> **WHAT YOU ARE ASKED TO DO**
Transcribe each entry below exactly. Pictures do not go in the copy.

** START LISTED RECORDS **

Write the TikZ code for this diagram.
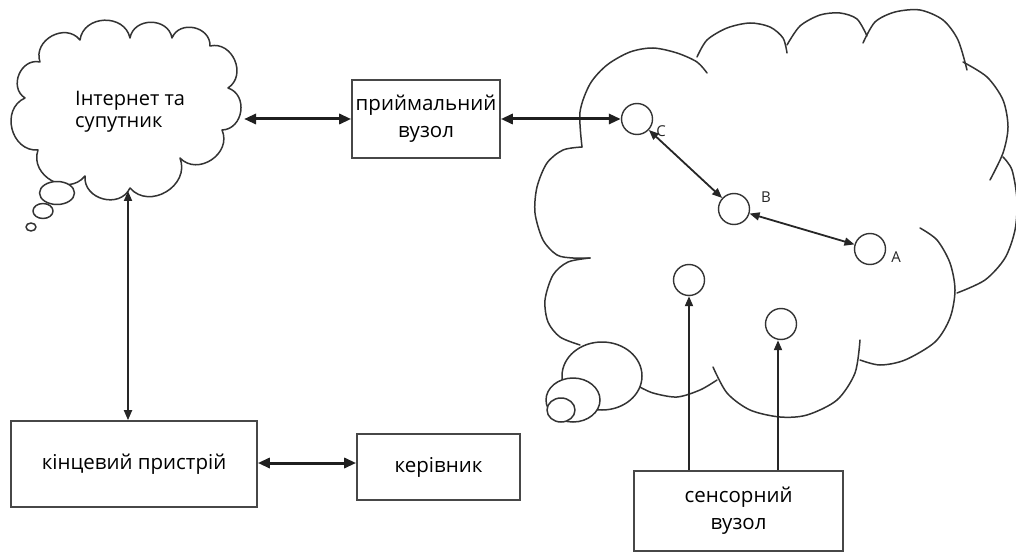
\documentclass[tikz,border=0pt]{standalone}
\usepackage{fontspec}
\setmainfont{Open Sans}
\usetikzlibrary{arrows.meta}
\begin{document}
\begin{tikzpicture}[x=1pt,y=-1pt,
  cloudline/.style={draw=black!80, line width=1.5pt, line join=round, line cap=round},
  lobe/.style={bend left=80, looseness=1.3},
  box/.style={draw=black!72, line width=1.6pt, fill=white, inner sep=0pt, align=center,
              font=\fontsize{20.5}{27}\selectfont},
  mote/.style={circle, draw=black!80, line width=1.4pt, minimum size=31pt, inner sep=0pt},
  lbl/.style={inner sep=0pt, font=\fontsize{15}{17}\selectfont, text=black!85},
  bigarrow/.style={draw=black!88, line width=3pt,
                   {Triangle[length=12pt,width=10pt]}-{Triangle[length=12pt,width=10pt]}},
  thinboth/.style={draw=black!85, line width=1.8pt,
                   {Triangle[length=10pt,width=8pt]}-{Triangle[length=10pt,width=8pt]}},
  thinone/.style={draw=black!85, line width=1.9pt, -{Triangle[length=10pt,width=8pt]}}
]
\useasboundingbox (0,0) rectangle (1016,553);

% ---- left cloud: internet & satellite ----
\draw[cloudline, fill=white] (40,62) to[lobe] (80,40) to[lobe] (130,38) to[lobe] (172,38)
  to[lobe] (210,46) to[lobe] (228,88) to[lobe] (222,130) to[lobe] (180,158)
  to[lobe] (130,188) to[lobe] (85,176) to[lobe] (38,150) to[lobe] (25,98) to[lobe] (40,62);
\draw[cloudline, fill=white] (57,193) ellipse [x radius=17.5, y radius=11.5];
\draw[cloudline, fill=white] (43,211) ellipse [x radius=10, y radius=7.5];
\draw[cloudline, fill=white] (31,227) ellipse [x radius=5, y radius=4];
\node[anchor=west, inner sep=0pt, align=left, font=\fontsize{20}{22}\selectfont] (inet)
  at (75,112) {Інтернет та\\супутник};
\coordinate (cloudR) at (244,119);
\coordinate (cloudB) at (128,191);

% ---- right cloud: sensor field ----
\draw[cloudline] plot[smooth] coordinates {(582,147) (580,112) (590,84) (607,65) (630,52) (653,48) (677,53) (697,62) (707,73)};
\draw[cloudline] plot[smooth] coordinates {(697,57) (707,40) (727,28) (750,23) (770,27) (783,38) (787,53)};
\draw[cloudline] plot[smooth] coordinates {(787,45) (800,26) (820,15) (840,13) (857,19) (867,36)};
\draw[cloudline] plot[smooth] coordinates {(863,43) (875,22) (895,12) (920,10) (943,20) (958,40) (967,70)};
\draw[cloudline] plot[smooth] coordinates {(963,62) (987,77) (1003,100) (1008,127) (1003,153) (990,180)};
\draw[cloudline] plot[smooth] coordinates {(1003,157) (1012,170) (1017,200) (1015,230) (1005,258) (985,280) (957,293)};
\draw[cloudline] plot[smooth] coordinates {(920,228) (937,240) (950,263) (955,290) (950,318) (935,342) (905,360) (880,365) (860,360)};
\draw[cloudline] plot[smooth] coordinates {(860,340) (855,373) (837,400) (807,415) (780,417) (750,410) (727,393) (713,367)};
\draw[cloudline] plot[smooth] coordinates {(717,380) (700,390) (677,397) (653,393) (638,386)};
\draw[cloudline] plot[smooth] coordinates {(590,258) (568,262) (553,275) (545,300) (548,322) (560,337) (580,345)};
\draw[cloudline] plot[smooth] coordinates {(582,147) (563,150) (547,163) (537,187) (535,213) (543,240) (557,255) (573,258) (590,258)};
\draw[cloudline, fill=white] (602,376) ellipse [x radius=40, y radius=34];
\draw[cloudline, fill=white] (573,400) ellipse [x radius=27, y radius=22];
\draw[cloudline, fill=white] (561,410) ellipse [x radius=14, y radius=12];

% ---- sensor motes ----
\node[mote] (C) at (637,119) {};
\node[mote] (B) at (734,209) {};
\node[mote] (A) at (870,249) {};
\node[mote] (S1) at (689,280) {};
\node[mote] (S2) at (781,324) {};
\node[lbl] (labC) at (661,131) {C};
\node[lbl] (labB) at (766,197) {B};
\node[lbl] (labA) at (896,257) {A};

% ---- boxes ----
\node[box, minimum width=148pt, minimum height=78pt] (recv) at (426,119) {приймальний\\вузол};
\node[box, minimum width=246pt, minimum height=86pt] (term) at (134,464) {кінцевий пристрій};
\node[box, minimum width=163pt, minimum height=66pt] (boss) at (438.5,467) {керівник};
\node[box, minimum width=209pt, minimum height=80pt] (snode) at (738.5,511) {сенсорний\\вузол};

% ---- connectors ----
\draw[bigarrow] (cloudR) -- (recv.west |- cloudR);
\draw[bigarrow] (recv.east) -- (C.west);
\draw[bigarrow] (term.east |- 0,463) -- (boss.west |- 0,463);
\draw[thinboth] (cloudB) -- (term.north -| cloudB);
\draw[thinboth] (C) -- (B);
\draw[thinboth] (B) -- (A);
\draw[thinone] (snode.north -| S1) -- (S1.south);
\draw[thinone] (snode.north -| 778,0) -- (S2.south -| 778,0);
\end{tikzpicture}
\end{document}
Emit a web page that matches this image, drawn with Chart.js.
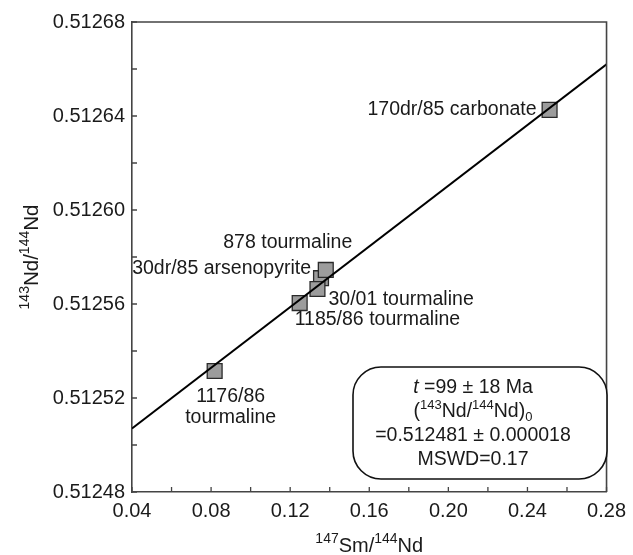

** END LISTED RECORDS **

> **EXERCISE OUTPUT**
Write the TikZ code for this diagram.
\documentclass[tikz,border=0pt]{standalone}
\usepackage{fontspec}
\setmainfont{Open Sans}
\usetikzlibrary{arrows.meta}
\begin{document}
\begin{tikzpicture}[x=1pt,y=-1pt,
  cloudline/.style={draw=black!80, line width=1.5pt, line join=round, line cap=round},
  lobe/.style={bend left=80, looseness=1.3},
  box/.style={draw=black!72, line width=1.6pt, fill=white, inner sep=0pt, align=center,
              font=\fontsize{20.5}{27}\selectfont},
  mote/.style={circle, draw=black!80, line width=1.4pt, minimum size=31pt, inner sep=0pt},
  lbl/.style={inner sep=0pt, font=\fontsize{15}{17}\selectfont, text=black!85},
  bigarrow/.style={draw=black!88, line width=3pt,
                   {Triangle[length=12pt,width=10pt]}-{Triangle[length=12pt,width=10pt]}},
  thinboth/.style={draw=black!85, line width=1.8pt,
                   {Triangle[length=10pt,width=8pt]}-{Triangle[length=10pt,width=8pt]}},
  thinone/.style={draw=black!85, line width=1.9pt, -{Triangle[length=10pt,width=8pt]}}
]
\useasboundingbox (0,0) rectangle (1016,553);

% ---- left cloud: internet & satellite ----
\draw[cloudline, fill=white] (40,62) to[lobe] (80,40) to[lobe] (130,38) to[lobe] (172,38)
  to[lobe] (210,46) to[lobe] (228,88) to[lobe] (222,130) to[lobe] (180,158)
  to[lobe] (130,188) to[lobe] (85,176) to[lobe] (38,150) to[lobe] (25,98) to[lobe] (40,62);
\draw[cloudline, fill=white] (57,193) ellipse [x radius=17.5, y radius=11.5];
\draw[cloudline, fill=white] (43,211) ellipse [x radius=10, y radius=7.5];
\draw[cloudline, fill=white] (31,227) ellipse [x radius=5, y radius=4];
\node[anchor=west, inner sep=0pt, align=left, font=\fontsize{20}{22}\selectfont] (inet)
  at (75,112) {Інтернет та\\супутник};
\coordinate (cloudR) at (244,119);
\coordinate (cloudB) at (128,191);

% ---- right cloud: sensor field ----
\draw[cloudline] plot[smooth] coordinates {(582,147) (580,112) (590,84) (607,65) (630,52) (653,48) (677,53) (697,62) (707,73)};
\draw[cloudline] plot[smooth] coordinates {(697,57) (707,40) (727,28) (750,23) (770,27) (783,38) (787,53)};
\draw[cloudline] plot[smooth] coordinates {(787,45) (800,26) (820,15) (840,13) (857,19) (867,36)};
\draw[cloudline] plot[smooth] coordinates {(863,43) (875,22) (895,12) (920,10) (943,20) (958,40) (967,70)};
\draw[cloudline] plot[smooth] coordinates {(963,62) (987,77) (1003,100) (1008,127) (1003,153) (990,180)};
\draw[cloudline] plot[smooth] coordinates {(1003,157) (1012,170) (1017,200) (1015,230) (1005,258) (985,280) (957,293)};
\draw[cloudline] plot[smooth] coordinates {(920,228) (937,240) (950,263) (955,290) (950,318) (935,342) (905,360) (880,365) (860,360)};
\draw[cloudline] plot[smooth] coordinates {(860,340) (855,373) (837,400) (807,415) (780,417) (750,410) (727,393) (713,367)};
\draw[cloudline] plot[smooth] coordinates {(717,380) (700,390) (677,397) (653,393) (638,386)};
\draw[cloudline] plot[smooth] coordinates {(590,258) (568,262) (553,275) (545,300) (548,322) (560,337) (580,345)};
\draw[cloudline] plot[smooth] coordinates {(582,147) (563,150) (547,163) (537,187) (535,213) (543,240) (557,255) (573,258) (590,258)};
\draw[cloudline, fill=white] (602,376) ellipse [x radius=40, y radius=34];
\draw[cloudline, fill=white] (573,400) ellipse [x radius=27, y radius=22];
\draw[cloudline, fill=white] (561,410) ellipse [x radius=14, y radius=12];

% ---- sensor motes ----
\node[mote] (C) at (637,119) {};
\node[mote] (B) at (734,209) {};
\node[mote] (A) at (870,249) {};
\node[mote] (S1) at (689,280) {};
\node[mote] (S2) at (781,324) {};
\node[lbl] (labC) at (661,131) {C};
\node[lbl] (labB) at (766,197) {B};
\node[lbl] (labA) at (896,257) {A};

% ---- boxes ----
\node[box, minimum width=148pt, minimum height=78pt] (recv) at (426,119) {приймальний\\вузол};
\node[box, minimum width=246pt, minimum height=86pt] (term) at (134,464) {кінцевий пристрій};
\node[box, minimum width=163pt, minimum height=66pt] (boss) at (438.5,467) {керівник};
\node[box, minimum width=209pt, minimum height=80pt] (snode) at (738.5,511) {сенсорний\\вузол};

% ---- connectors ----
\draw[bigarrow] (cloudR) -- (recv.west |- cloudR);
\draw[bigarrow] (recv.east) -- (C.west);
\draw[bigarrow] (term.east |- 0,463) -- (boss.west |- 0,463);
\draw[thinboth] (cloudB) -- (term.north -| cloudB);
\draw[thinboth] (C) -- (B);
\draw[thinboth] (B) -- (A);
\draw[thinone] (snode.north -| S1) -- (S1.south);
\draw[thinone] (snode.north -| 778,0) -- (S2.south -| 778,0);
\end{tikzpicture}
\end{document}
Emit a web page that matches this image, drawn with Chart.js.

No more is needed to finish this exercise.